= Exercise details =
Skip the pictures and quote all of the lines exactly.

= Data excerpt =
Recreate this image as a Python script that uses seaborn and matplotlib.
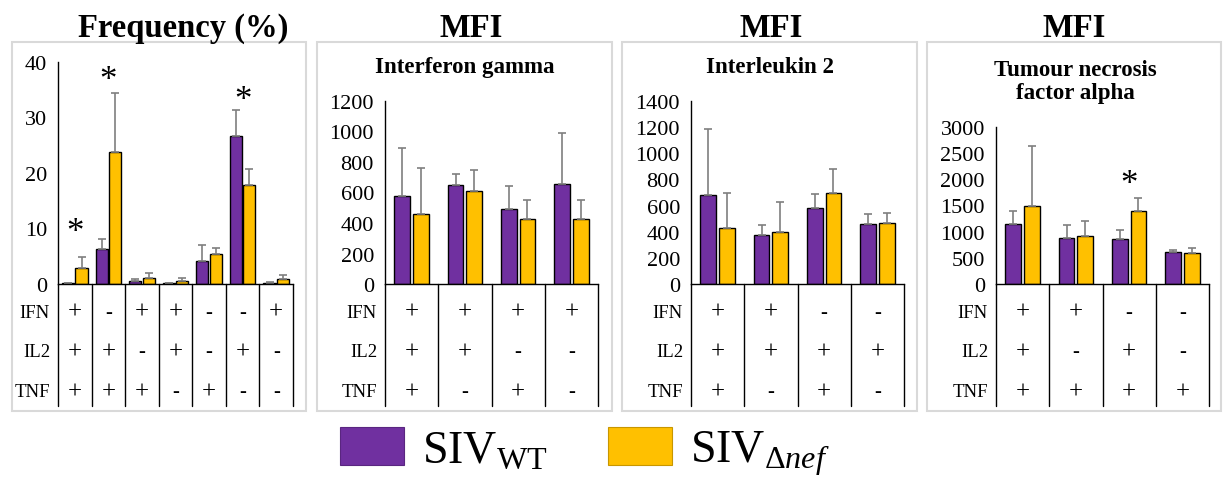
import matplotlib
matplotlib.use("Agg")
import matplotlib.pyplot as plt
import matplotlib.patches as mpatches
import matplotlib.transforms as mtransforms
import pandas as pd
import seaborn as sns

sns.set_style("white")
plt.rcParams["font.family"] = ["Liberation Serif", "DejaVu Serif"]
plt.rcParams["mathtext.fontset"] = "custom"
plt.rcParams["mathtext.rm"] = "Liberation Serif"
plt.rcParams["mathtext.it"] = "Liberation Serif:italic"
for key in ["text.color", "axes.labelcolor", "xtick.color", "ytick.color"]:
    plt.rcParams[key] = "black"

STRAINS = ["WT", "nef"]
COLORS = {"WT": "#7030A0", "nef": "#FFC000"}
ROWS = ["IFN", "IL2", "TNF"]

# panel 1: frequency (%)
freq_ifn = ["+", "-", "+", "+", "-", "-", "+"]
freq_il2 = ["+", "+", "-", "+", "-", "+", "-"]
freq_tnf = ["+", "+", "+", "-", "+", "-", "-"]
freq_wt = [0.15, 6.3, 0.5, 0.1, 4.2, 26.6, 0.15]
freq_wt_err = [0.1, 1.8, 0.4, 0.05, 2.9, 4.8, 0.15]
freq_nef = [2.8, 23.7, 1.1, 0.5, 5.4, 17.9, 0.85]
freq_nef_err = [2.1, 10.8, 0.8, 0.5, 1.0, 2.8, 0.75]
freq_stars = [9.3, 36.6, None, None, None, 33.0, None]

# panel 2: MFI interferon gamma
ifng_ifn = ["+", "+", "+", "+"]
ifng_il2 = ["+", "+", "-", "-"]
ifng_tnf = ["+", "-", "+", "-"]
ifng_wt = [578, 648, 493, 653]
ifng_wt_err = [313, 75, 149, 337]
ifng_nef = [460, 613, 423, 427]
ifng_nef_err = [302, 132, 131, 127]

# panel 3: MFI interleukin 2
il2_ifn = ["+", "+", "-", "-"]
il2_il2 = ["+", "+", "+", "+"]
il2_tnf = ["+", "-", "+", "-"]
il2_wt = [682, 373, 583, 460]
il2_wt_err = [506, 80, 107, 79]
il2_nef = [432, 401, 696, 470]
il2_nef_err = [268, 223, 180, 74]

# panel 4: MFI tumour necrosis factor alpha
tnf_ifn = ["+", "+", "-", "-"]
tnf_il2 = ["+", "-", "+", "-"]
tnf_tnf = ["+", "+", "+", "+"]
tnf_wt = [1149, 874, 862, 613]
tnf_wt_err = [255, 262, 178, 32]
tnf_nef = [1494, 919, 1398, 600]
tnf_nef_err = [1136, 287, 249, 96]
tnf_stars = [None, None, 1902, None]

W, H = 1226, 485
fig = plt.figure(figsize=(W / 100, H / 100), dpi=100)


def fx(px):
    return px / W


def fy(py):
    return 1 - py / H


def draw_panel(left, right, top, signs, wt, wt_err, nef, nef_err, ymax, step,
               width, gap, stars=None):
    zero = 285
    ax = fig.add_axes([fx(left), fy(zero), fx(right - left), (zero - top) / H])
    n = len(wt)
    combos = [f"c{i}" for i in range(n)]
    df = pd.DataFrame({
        "combo": combos * 2,
        "strain": ["WT"] * n + ["nef"] * n,
        "value": wt + nef,
    })
    sns.barplot(data=df, x="combo", y="value", hue="strain", order=combos,
                hue_order=STRAINS, palette=COLORS, saturation=1, width=width,
                gap=gap, edgecolor="black", linewidth=1, errorbar=None,
                legend=False, ax=ax)
    for cont, err in zip(ax.containers, [wt_err, nef_err]):
        xs = [p.get_x() + p.get_width() / 2 for p in cont]
        ys = [p.get_height() for p in cont]
        ax.errorbar(xs, ys, yerr=[[0] * len(err), err], fmt="none",
                    ecolor="#7F7F7F", elinewidth=1.2, capsize=3, capthick=1.2)
    if stars:
        for i, s in enumerate(stars):
            if s is not None:
                ax.text(i, s, "*", ha="center", va="center", fontsize=25)
    ax.set_xlim(-0.5, n - 0.5)
    ax.set_ylim(0, ymax)
    ax.set_yticks(range(0, ymax + 1, step))
    ax.set_xticks([])
    ax.set_xlabel("")
    ax.set_ylabel("")
    ax.tick_params(axis="y", length=0, pad=8, labelsize=16)
    sns.despine(ax=ax)
    for sp in ["left", "bottom"]:
        ax.spines[sp].set_color("black")
        ax.spines[sp].set_linewidth(1)
    ax.patch.set_alpha(0)
    # sign table under the bars
    tr = mtransforms.blended_transform_factory(ax.transData, fig.transFigure)
    for k in range(n + 1):
        ax.plot([k - 0.5, k - 0.5], [fy(zero), fy(407)], transform=tr,
                color="black", lw=1, clip_on=False)
    for r, (name, row) in enumerate(zip(ROWS, signs)):
        y = fy(313 + 40 * r)
        fig.text(fx(left - 8), y, name, ha="right", va="center", fontsize=13.5)
        for i, s in enumerate(row):
            ax.text(i, y, s, transform=tr, ha="center", va="center",
                    fontsize=18 if s == "+" else 15)
    return ax


# grey frames around each panel
for x0, x1 in [(12, 306), (317, 612), (622, 917), (927, 1221)]:
    fig.add_artist(mpatches.Rectangle((fx(x0), fy(412)), fx(x1 - x0), (412 - 43) / H,
                                      transform=fig.transFigure, fill=False,
                                      edgecolor="#D9D9D9", lw=1.5))

draw_panel(58, 293, 63, [freq_ifn, freq_il2, freq_tnf], freq_wt, freq_wt_err,
           freq_nef, freq_nef_err, 40, 10, 0.8, 0.1, freq_stars)
draw_panel(385, 598, 102, [ifng_ifn, ifng_il2, ifng_tnf], ifng_wt, ifng_wt_err,
           ifng_nef, ifng_nef_err, 1200, 200, 0.7, 0.15)
draw_panel(691, 904, 102, [il2_ifn, il2_il2, il2_tnf], il2_wt, il2_wt_err,
           il2_nef, il2_nef_err, 1400, 200, 0.7, 0.15)
draw_panel(996, 1209, 128, [tnf_ifn, tnf_il2, tnf_tnf], tnf_wt, tnf_wt_err,
           tnf_nef, tnf_nef_err, 3000, 500, 0.7, 0.15, tnf_stars)

# titles
fig.text(fx(183), fy(37), "Frequency (%)", ha="center", va="baseline",
         fontsize=23.5, fontweight="bold")
for cx in [471, 771, 1074]:
    fig.text(fx(cx), fy(37), "MFI", ha="center", va="baseline",
             fontsize=23.5, fontweight="bold")
fig.text(fx(465), fy(68), "Interferon gamma", ha="center", va="center",
         fontsize=16.5, fontweight="bold")
fig.text(fx(770), fy(68), "Interleukin 2", ha="center", va="center",
         fontsize=16.5, fontweight="bold")
fig.text(fx(1075), fy(82), "Tumour necrosis\nfactor alpha", ha="center",
         va="center", fontsize=16.5, fontweight="bold", linespacing=1.1)

handles = [mpatches.Patch(facecolor=COLORS["WT"], edgecolor="#5a2680", lw=0.8),
           mpatches.Patch(facecolor=COLORS["nef"], edgecolor="#c89600", lw=0.8)]
fig.legend(handles, [r"SIV$_{\mathrm{WT}}$", r"SIV$_{\Delta\mathit{nef}}$"],
           loc="center", bbox_to_anchor=(fx(585), fy(453)), ncol=2, frameon=False,
           fontsize=33, handlelength=1.4, handleheight=0.92, handletextpad=0.4,
           columnspacing=1.3)

fig.savefig("out.png", dpi=100)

= Response =
Recreate this image as a Python script that uses seaborn and matplotlib.
import matplotlib
matplotlib.use("Agg")
import matplotlib.pyplot as plt
import matplotlib.patches as mpatches
import matplotlib.transforms as mtransforms
import pandas as pd
import seaborn as sns

sns.set_style("white")
plt.rcParams["font.family"] = ["Liberation Serif", "DejaVu Serif"]
plt.rcParams["mathtext.fontset"] = "custom"
plt.rcParams["mathtext.rm"] = "Liberation Serif"
plt.rcParams["mathtext.it"] = "Liberation Serif:italic"
for key in ["text.color", "axes.labelcolor", "xtick.color", "ytick.color"]:
    plt.rcParams[key] = "black"

STRAINS = ["WT", "nef"]
COLORS = {"WT": "#7030A0", "nef": "#FFC000"}
ROWS = ["IFN", "IL2", "TNF"]

# panel 1: frequency (%)
freq_ifn = ["+", "-", "+", "+", "-", "-", "+"]
freq_il2 = ["+", "+", "-", "+", "-", "+", "-"]
freq_tnf = ["+", "+", "+", "-", "+", "-", "-"]
freq_wt = [0.15, 6.3, 0.5, 0.1, 4.2, 26.6, 0.15]
freq_wt_err = [0.1, 1.8, 0.4, 0.05, 2.9, 4.8, 0.15]
freq_nef = [2.8, 23.7, 1.1, 0.5, 5.4, 17.9, 0.85]
freq_nef_err = [2.1, 10.8, 0.8, 0.5, 1.0, 2.8, 0.75]
freq_stars = [9.3, 36.6, None, None, None, 33.0, None]

# panel 2: MFI interferon gamma
ifng_ifn = ["+", "+", "+", "+"]
ifng_il2 = ["+", "+", "-", "-"]
ifng_tnf = ["+", "-", "+", "-"]
ifng_wt = [578, 648, 493, 653]
ifng_wt_err = [313, 75, 149, 337]
ifng_nef = [460, 613, 423, 427]
ifng_nef_err = [302, 132, 131, 127]

# panel 3: MFI interleukin 2
il2_ifn = ["+", "+", "-", "-"]
il2_il2 = ["+", "+", "+", "+"]
il2_tnf = ["+", "-", "+", "-"]
il2_wt = [682, 373, 583, 460]
il2_wt_err = [506, 80, 107, 79]
il2_nef = [432, 401, 696, 470]
il2_nef_err = [268, 223, 180, 74]

# panel 4: MFI tumour necrosis factor alpha
tnf_ifn = ["+", "+", "-", "-"]
tnf_il2 = ["+", "-", "+", "-"]
tnf_tnf = ["+", "+", "+", "+"]
tnf_wt = [1149, 874, 862, 613]
tnf_wt_err = [255, 262, 178, 32]
tnf_nef = [1494, 919, 1398, 600]
tnf_nef_err = [1136, 287, 249, 96]
tnf_stars = [None, None, 1902, None]

W, H = 1226, 485
fig = plt.figure(figsize=(W / 100, H / 100), dpi=100)


def fx(px):
    return px / W


def fy(py):
    return 1 - py / H


def draw_panel(left, right, top, signs, wt, wt_err, nef, nef_err, ymax, step,
               width, gap, stars=None):
    zero = 285
    ax = fig.add_axes([fx(left), fy(zero), fx(right - left), (zero - top) / H])
    n = len(wt)
    combos = [f"c{i}" for i in range(n)]
    df = pd.DataFrame({
        "combo": combos * 2,
        "strain": ["WT"] * n + ["nef"] * n,
        "value": wt + nef,
    })
    sns.barplot(data=df, x="combo", y="value", hue="strain", order=combos,
                hue_order=STRAINS, palette=COLORS, saturation=1, width=width,
                gap=gap, edgecolor="black", linewidth=1, errorbar=None,
                legend=False, ax=ax)
    for cont, err in zip(ax.containers, [wt_err, nef_err]):
        xs = [p.get_x() + p.get_width() / 2 for p in cont]
        ys = [p.get_height() for p in cont]
        ax.errorbar(xs, ys, yerr=[[0] * len(err), err], fmt="none",
                    ecolor="#7F7F7F", elinewidth=1.2, capsize=3, capthick=1.2)
    if stars:
        for i, s in enumerate(stars):
            if s is not None:
                ax.text(i, s, "*", ha="center", va="center", fontsize=25)
    ax.set_xlim(-0.5, n - 0.5)
    ax.set_ylim(0, ymax)
    ax.set_yticks(range(0, ymax + 1, step))
    ax.set_xticks([])
    ax.set_xlabel("")
    ax.set_ylabel("")
    ax.tick_params(axis="y", length=0, pad=8, labelsize=16)
    sns.despine(ax=ax)
    for sp in ["left", "bottom"]:
        ax.spines[sp].set_color("black")
        ax.spines[sp].set_linewidth(1)
    ax.patch.set_alpha(0)
    # sign table under the bars
    tr = mtransforms.blended_transform_factory(ax.transData, fig.transFigure)
    for k in range(n + 1):
        ax.plot([k - 0.5, k - 0.5], [fy(zero), fy(407)], transform=tr,
                color="black", lw=1, clip_on=False)
    for r, (name, row) in enumerate(zip(ROWS, signs)):
        y = fy(313 + 40 * r)
        fig.text(fx(left - 8), y, name, ha="right", va="center", fontsize=13.5)
        for i, s in enumerate(row):
            ax.text(i, y, s, transform=tr, ha="center", va="center",
                    fontsize=18 if s == "+" else 15)
    return ax


# grey frames around each panel
for x0, x1 in [(12, 306), (317, 612), (622, 917), (927, 1221)]:
    fig.add_artist(mpatches.Rectangle((fx(x0), fy(412)), fx(x1 - x0), (412 - 43) / H,
                                      transform=fig.transFigure, fill=False,
                                      edgecolor="#D9D9D9", lw=1.5))

draw_panel(58, 293, 63, [freq_ifn, freq_il2, freq_tnf], freq_wt, freq_wt_err,
           freq_nef, freq_nef_err, 40, 10, 0.8, 0.1, freq_stars)
draw_panel(385, 598, 102, [ifng_ifn, ifng_il2, ifng_tnf], ifng_wt, ifng_wt_err,
           ifng_nef, ifng_nef_err, 1200, 200, 0.7, 0.15)
draw_panel(691, 904, 102, [il2_ifn, il2_il2, il2_tnf], il2_wt, il2_wt_err,
           il2_nef, il2_nef_err, 1400, 200, 0.7, 0.15)
draw_panel(996, 1209, 128, [tnf_ifn, tnf_il2, tnf_tnf], tnf_wt, tnf_wt_err,
           tnf_nef, tnf_nef_err, 3000, 500, 0.7, 0.15, tnf_stars)

# titles
fig.text(fx(183), fy(37), "Frequency (%)", ha="center", va="baseline",
         fontsize=23.5, fontweight="bold")
for cx in [471, 771, 1074]:
    fig.text(fx(cx), fy(37), "MFI", ha="center", va="baseline",
             fontsize=23.5, fontweight="bold")
fig.text(fx(465), fy(68), "Interferon gamma", ha="center", va="center",
         fontsize=16.5, fontweight="bold")
fig.text(fx(770), fy(68), "Interleukin 2", ha="center", va="center",
         fontsize=16.5, fontweight="bold")
fig.text(fx(1075), fy(82), "Tumour necrosis\nfactor alpha", ha="center",
         va="center", fontsize=16.5, fontweight="bold", linespacing=1.1)

handles = [mpatches.Patch(facecolor=COLORS["WT"], edgecolor="#5a2680", lw=0.8),
           mpatches.Patch(facecolor=COLORS["nef"], edgecolor="#c89600", lw=0.8)]
fig.legend(handles, [r"SIV$_{\mathrm{WT}}$", r"SIV$_{\Delta\mathit{nef}}$"],
           loc="center", bbox_to_anchor=(fx(585), fy(453)), ncol=2, frameon=False,
           fontsize=33, handlelength=1.4, handleheight=0.92, handletextpad=0.4,
           columnspacing=1.3)

fig.savefig("out.png", dpi=100)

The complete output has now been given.